Ma il Mediterraneo rappresenta anche il futuro energetico europeo, che vede le rinnovabili come protagoniste, non è così? Con una chiara premessa: non si può contemplare un’autonomia energetica basata sulle rinnovabili contando sul solo territorio nazionale. Quindi, ancora una volta, lo scenario è di tipo euromediterraneo, con il Mezzogiorno di Italia che funge da hub naturale.
L’esigenza di sostituire l’approvvigionamento russo a seguito del conflitto tra Russia e Ucraina ha prodotto anche un altro effetto: ha posto un freno al forte impulso alla transizione energetica avviato con il Green New Deal…
Bisogna tornare a spingere sulle rinnovabili in maniera importante e bisogna farlo in vari modi.
Quali?
La principale criticità riguarda il deployment, ossia processo di rilascio delle autorizzazioni. Molti progetti rinnovabili sono, infatti, al momento, bloccati nei procedimenti autorizzativi. Altri snodi riguardano lo sviluppo di adeguate tecnologie e infrastrutture, sia sotto l’aspetto dell’aumento della capacità di stoccaggio che dell’ammodernamento della rete.
Torniamo alla necessità strategica, per l’Europa, di importare quote massicce di energia solare ed eolica dalla sponda Sud del mare nostro. Cosa può dirci su questo aspetto?
Questo obiettivo che poggia su diversi presupposti. Anzitutto la premessa necessaria del raggiungimento di un quadro di stabilità politica nei paesi interessati. Non meno indispensabile è la maggiore interconnessione transcontinentale delle reti elettriche. Per quanto attiene al nostro Paese, occorrono interventi di potenziamento e smartizzazione della rete elettrica, affinché l’Italia sia per davvero lo snodo dell’hub euromediterraneo delle rinnovabili. Infine occorre una buona integrazione sistemica delle diverse commodities.

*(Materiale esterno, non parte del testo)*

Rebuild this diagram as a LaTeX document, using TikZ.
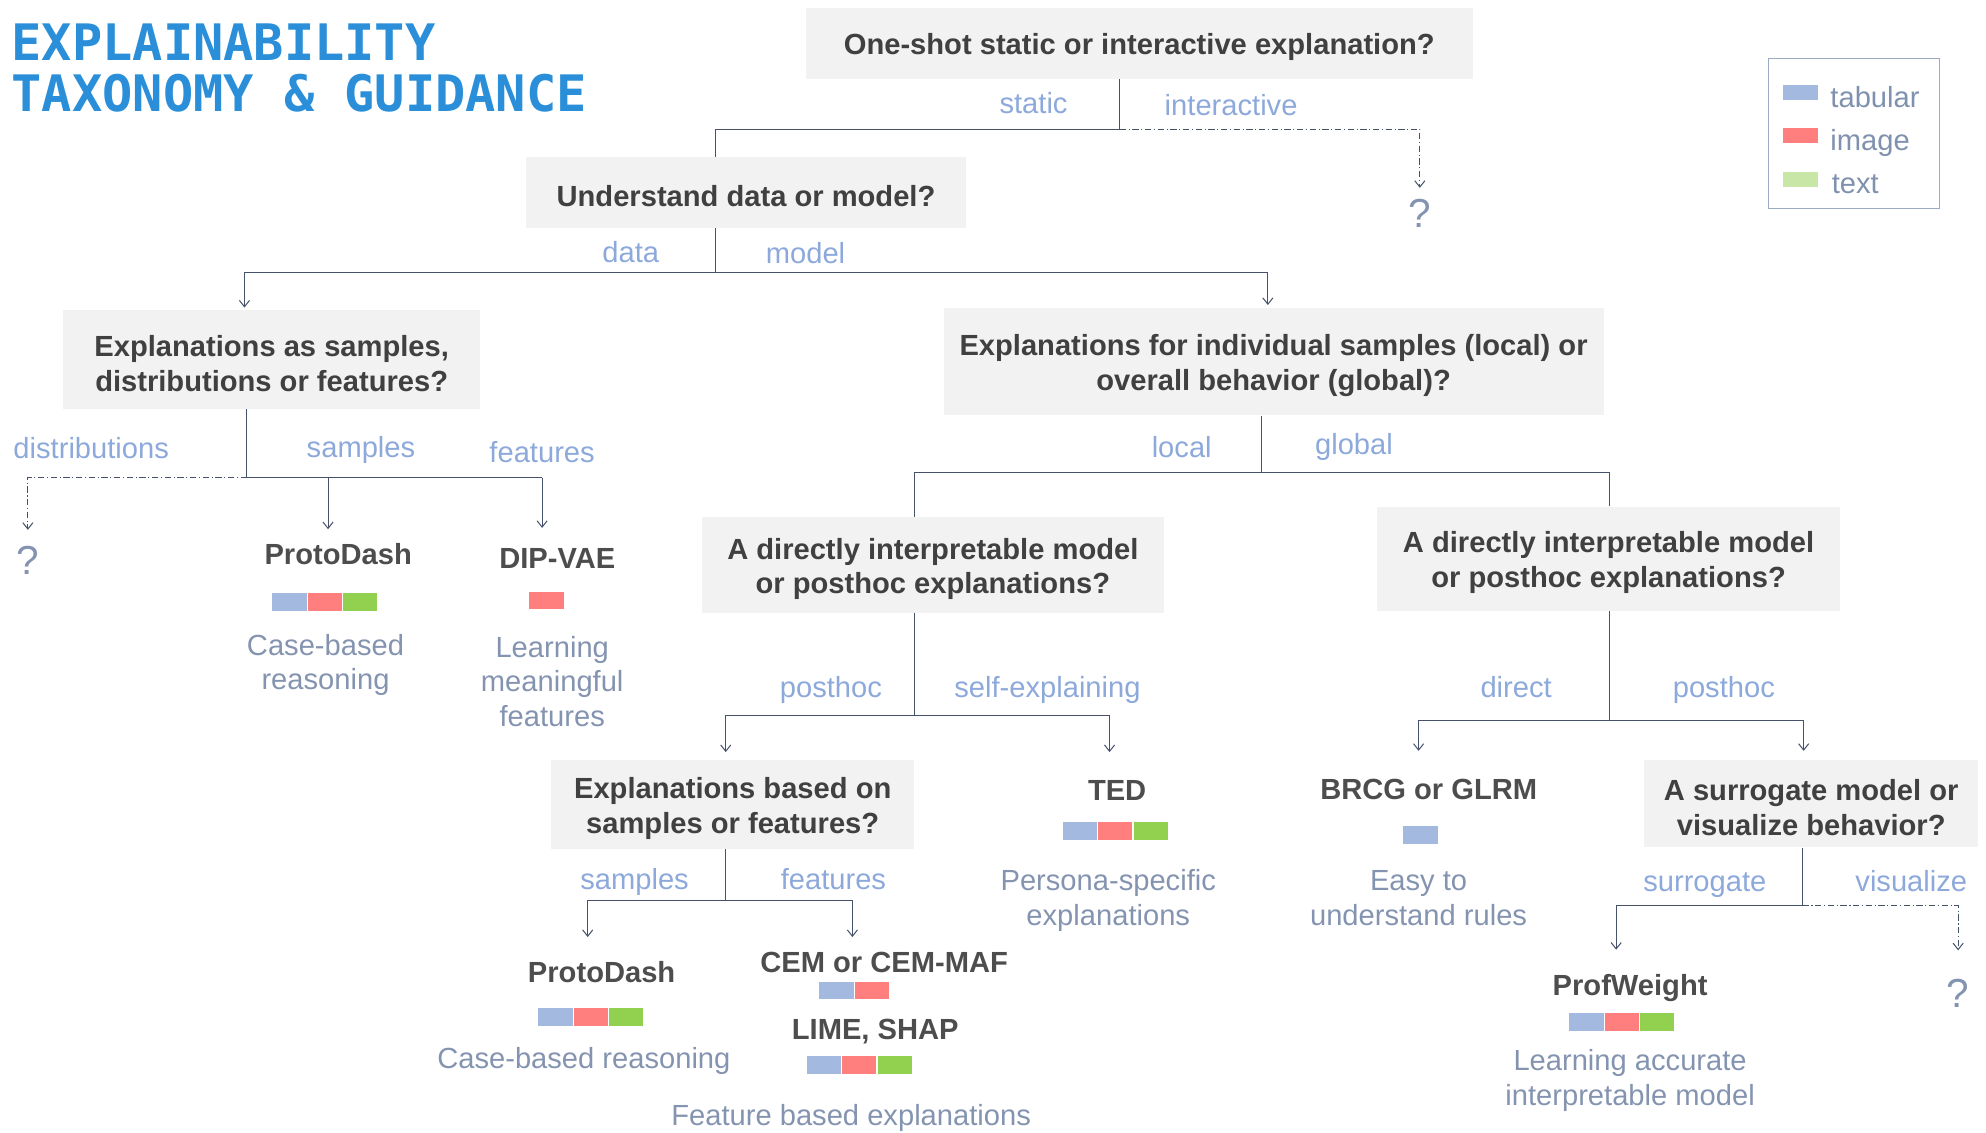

Può spiegare che cosa intende a questo riguardo?
Penso ad esempio all’ energia elettrica rinnovabile da nuovi oleodotti, all’idrogeno verde e gas di sintesi attraverso i gasdotti esistenti, ai biocarburanti e combustibili sintetici liquidi attraverso rotte marittime. Se queste premesse saranno rispettate, sarà possibile un ritmo di crescita della capacità rinnovabile in Medio Oriente e Nord Africa stimata in oltre il 100% nei prossimi 5 anni: da 15 GW ad oltre 32.
Quali Paesi della riva Sud possono essere, a suo parere, maggiormente coinvolti?
L’espansione della capacità è concentrata in cinque Paesi: Emirati Arabi Uniti, Arabia Saudita, Israele, Egitto e Marocco. Ma insisto: le interconnessioni di rete con L’Ue sono fondamentali per un futuro a basse emissioni di carbonio e l’Europa si trova dinanzi a di una scelta obbligata se vuole capitalizzare le energie rinnovabili presenti nei Paesi dell’Area del Nord africa e del Medio Oriente.